### Task requirements
From the listing below, return each line that includes "with".

### Information supplied
---*---

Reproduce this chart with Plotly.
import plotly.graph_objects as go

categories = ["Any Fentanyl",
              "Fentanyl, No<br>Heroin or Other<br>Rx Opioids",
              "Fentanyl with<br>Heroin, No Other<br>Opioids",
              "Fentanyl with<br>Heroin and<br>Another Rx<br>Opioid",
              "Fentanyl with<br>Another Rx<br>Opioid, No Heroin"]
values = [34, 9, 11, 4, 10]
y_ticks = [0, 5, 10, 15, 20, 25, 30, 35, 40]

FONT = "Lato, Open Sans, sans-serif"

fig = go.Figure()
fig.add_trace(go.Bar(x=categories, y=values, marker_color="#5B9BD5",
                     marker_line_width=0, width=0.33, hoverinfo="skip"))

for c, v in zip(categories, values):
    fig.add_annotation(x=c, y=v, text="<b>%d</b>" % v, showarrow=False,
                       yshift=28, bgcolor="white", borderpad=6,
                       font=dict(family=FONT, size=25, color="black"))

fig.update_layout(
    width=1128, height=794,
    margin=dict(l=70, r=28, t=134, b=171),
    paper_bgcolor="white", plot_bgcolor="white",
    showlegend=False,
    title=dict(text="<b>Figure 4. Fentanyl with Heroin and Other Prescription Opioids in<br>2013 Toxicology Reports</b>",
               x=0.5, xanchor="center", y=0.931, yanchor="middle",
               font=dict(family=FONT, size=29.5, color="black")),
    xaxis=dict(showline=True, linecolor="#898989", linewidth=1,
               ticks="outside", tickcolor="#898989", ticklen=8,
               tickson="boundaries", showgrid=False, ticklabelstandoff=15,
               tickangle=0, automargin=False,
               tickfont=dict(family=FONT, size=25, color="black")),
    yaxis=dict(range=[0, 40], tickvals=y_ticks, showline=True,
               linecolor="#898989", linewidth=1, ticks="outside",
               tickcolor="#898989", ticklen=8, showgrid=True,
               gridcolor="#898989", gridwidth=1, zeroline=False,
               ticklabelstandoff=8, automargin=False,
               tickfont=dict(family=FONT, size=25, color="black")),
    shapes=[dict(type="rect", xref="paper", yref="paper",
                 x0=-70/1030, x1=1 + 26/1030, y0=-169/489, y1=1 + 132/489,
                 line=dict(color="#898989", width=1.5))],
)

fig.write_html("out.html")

---*---

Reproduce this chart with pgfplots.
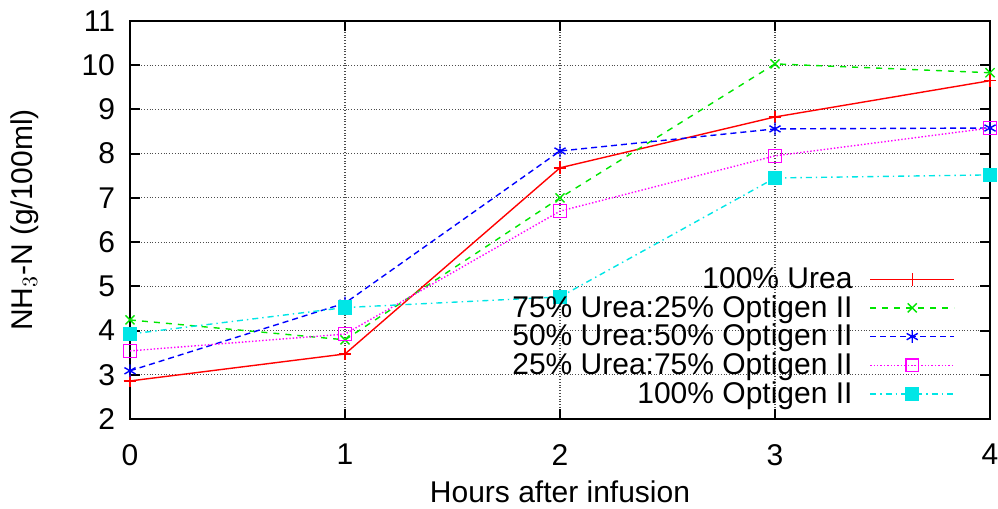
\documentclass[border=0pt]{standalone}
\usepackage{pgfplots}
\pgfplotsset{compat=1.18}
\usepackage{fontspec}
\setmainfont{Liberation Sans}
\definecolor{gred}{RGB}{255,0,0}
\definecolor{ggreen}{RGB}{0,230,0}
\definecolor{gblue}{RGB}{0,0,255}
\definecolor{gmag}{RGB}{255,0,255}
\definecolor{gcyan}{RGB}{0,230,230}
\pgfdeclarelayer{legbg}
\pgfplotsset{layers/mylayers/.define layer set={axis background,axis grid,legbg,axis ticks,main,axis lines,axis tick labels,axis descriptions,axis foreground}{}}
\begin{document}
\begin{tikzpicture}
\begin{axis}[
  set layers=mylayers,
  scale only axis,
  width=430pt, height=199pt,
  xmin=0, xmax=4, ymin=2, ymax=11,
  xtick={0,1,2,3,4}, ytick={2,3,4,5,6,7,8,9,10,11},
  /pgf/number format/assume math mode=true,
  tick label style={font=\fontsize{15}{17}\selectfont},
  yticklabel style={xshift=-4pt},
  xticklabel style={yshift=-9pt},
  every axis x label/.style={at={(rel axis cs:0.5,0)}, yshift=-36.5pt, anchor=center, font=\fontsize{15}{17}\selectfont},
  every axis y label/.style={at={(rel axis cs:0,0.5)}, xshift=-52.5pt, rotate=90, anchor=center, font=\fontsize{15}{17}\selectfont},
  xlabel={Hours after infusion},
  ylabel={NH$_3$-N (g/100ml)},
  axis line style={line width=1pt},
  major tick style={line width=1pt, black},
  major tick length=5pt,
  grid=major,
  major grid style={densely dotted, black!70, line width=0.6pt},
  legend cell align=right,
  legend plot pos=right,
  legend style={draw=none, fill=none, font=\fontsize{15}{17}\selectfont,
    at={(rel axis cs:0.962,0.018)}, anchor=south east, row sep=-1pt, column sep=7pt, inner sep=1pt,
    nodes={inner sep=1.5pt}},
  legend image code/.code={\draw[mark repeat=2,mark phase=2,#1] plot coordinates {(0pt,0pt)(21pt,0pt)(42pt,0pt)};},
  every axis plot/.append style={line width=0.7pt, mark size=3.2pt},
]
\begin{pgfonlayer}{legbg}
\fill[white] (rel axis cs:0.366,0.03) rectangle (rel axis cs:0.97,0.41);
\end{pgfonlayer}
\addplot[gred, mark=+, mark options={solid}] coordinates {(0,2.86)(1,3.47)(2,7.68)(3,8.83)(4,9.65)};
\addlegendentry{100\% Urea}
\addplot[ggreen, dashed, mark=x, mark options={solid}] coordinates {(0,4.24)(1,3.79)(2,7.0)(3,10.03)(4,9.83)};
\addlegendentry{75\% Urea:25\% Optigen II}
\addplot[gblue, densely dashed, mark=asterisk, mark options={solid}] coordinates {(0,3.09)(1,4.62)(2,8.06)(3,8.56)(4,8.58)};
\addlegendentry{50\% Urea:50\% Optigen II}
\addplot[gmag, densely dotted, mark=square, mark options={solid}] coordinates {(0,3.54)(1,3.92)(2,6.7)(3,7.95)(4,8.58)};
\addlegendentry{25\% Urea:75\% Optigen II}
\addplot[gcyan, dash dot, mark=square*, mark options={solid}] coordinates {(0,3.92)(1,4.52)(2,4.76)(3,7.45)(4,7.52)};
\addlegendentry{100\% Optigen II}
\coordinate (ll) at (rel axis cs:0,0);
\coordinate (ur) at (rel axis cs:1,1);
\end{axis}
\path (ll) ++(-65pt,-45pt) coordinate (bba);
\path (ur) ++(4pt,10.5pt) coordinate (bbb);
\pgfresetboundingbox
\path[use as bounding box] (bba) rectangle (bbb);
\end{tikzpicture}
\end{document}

---*---

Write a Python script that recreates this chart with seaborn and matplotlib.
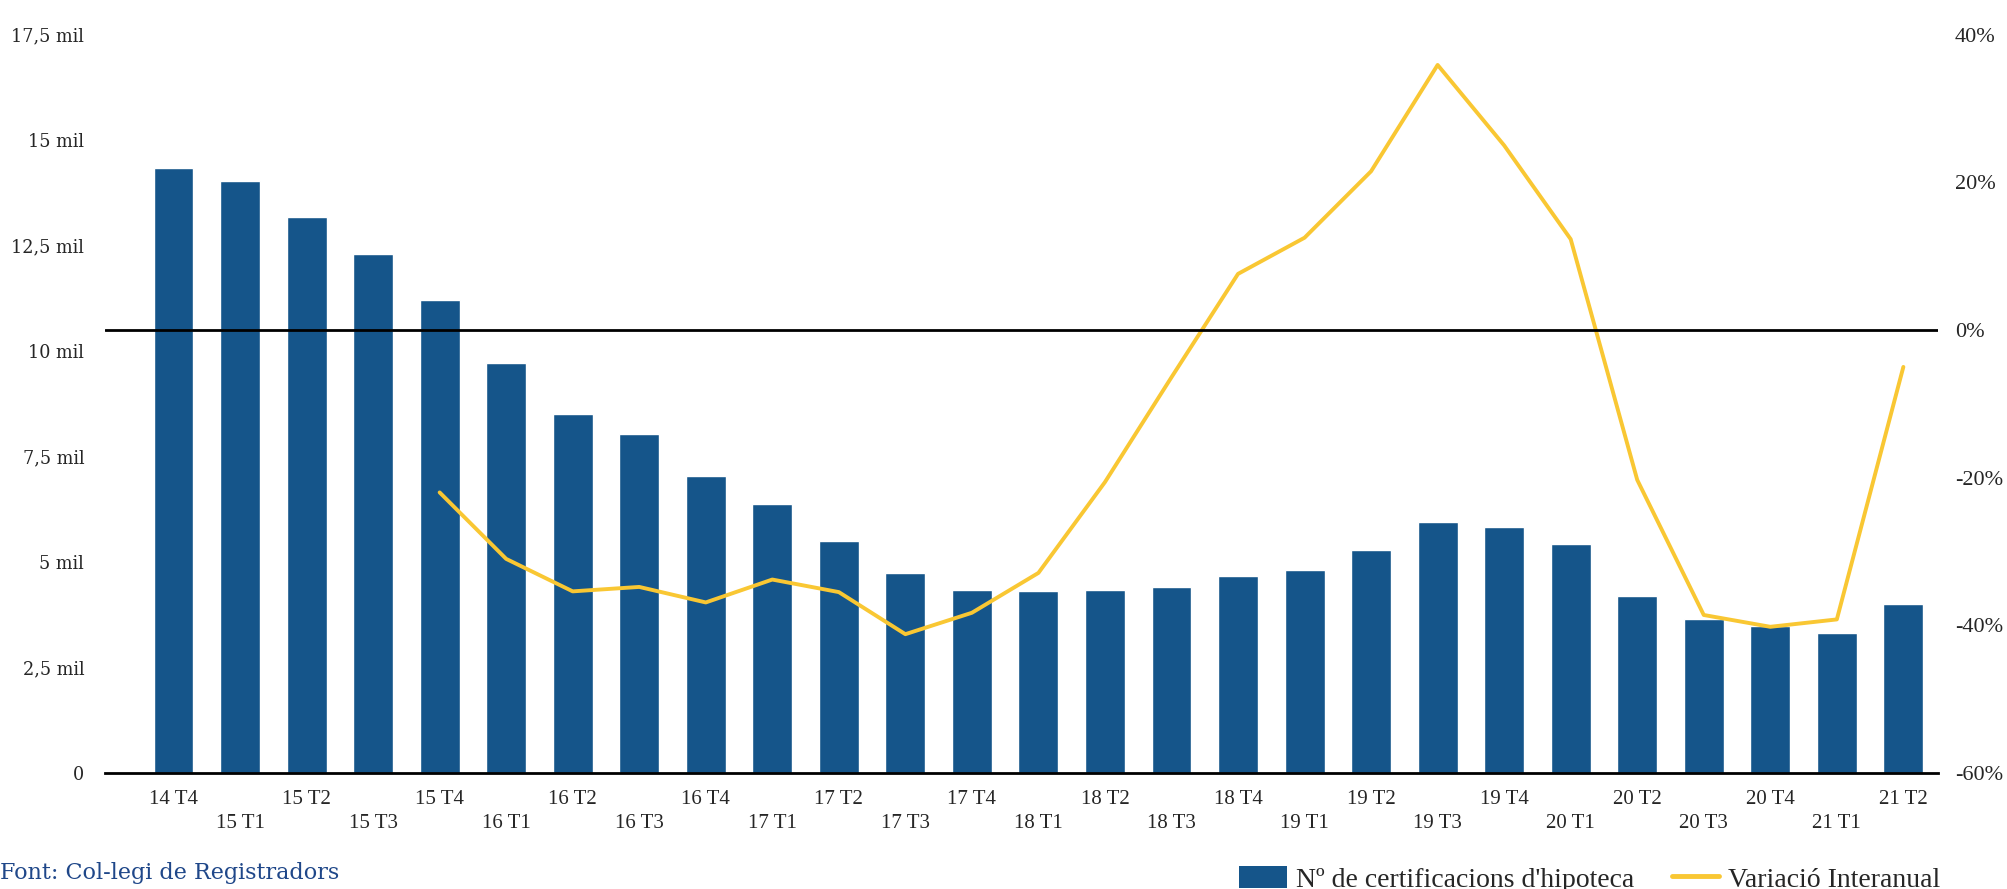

---*---

### Solved problem
Reproduce this chart with Plotly.
              "Fentanyl with<br>Heroin, No Other<br>Opioids",
              "Fentanyl with<br>Heroin and<br>Another Rx<br>Opioid",
              "Fentanyl with<br>Another Rx<br>Opioid, No Heroin"]
    title=dict(text="<b>Figure 4. Fentanyl with Heroin and Other Prescription Opioids in<br>2013 Toxicology Reports</b>",
Reproduce this chart with pgfplots.
Write a Python script that recreates this chart with seaborn and matplotlib.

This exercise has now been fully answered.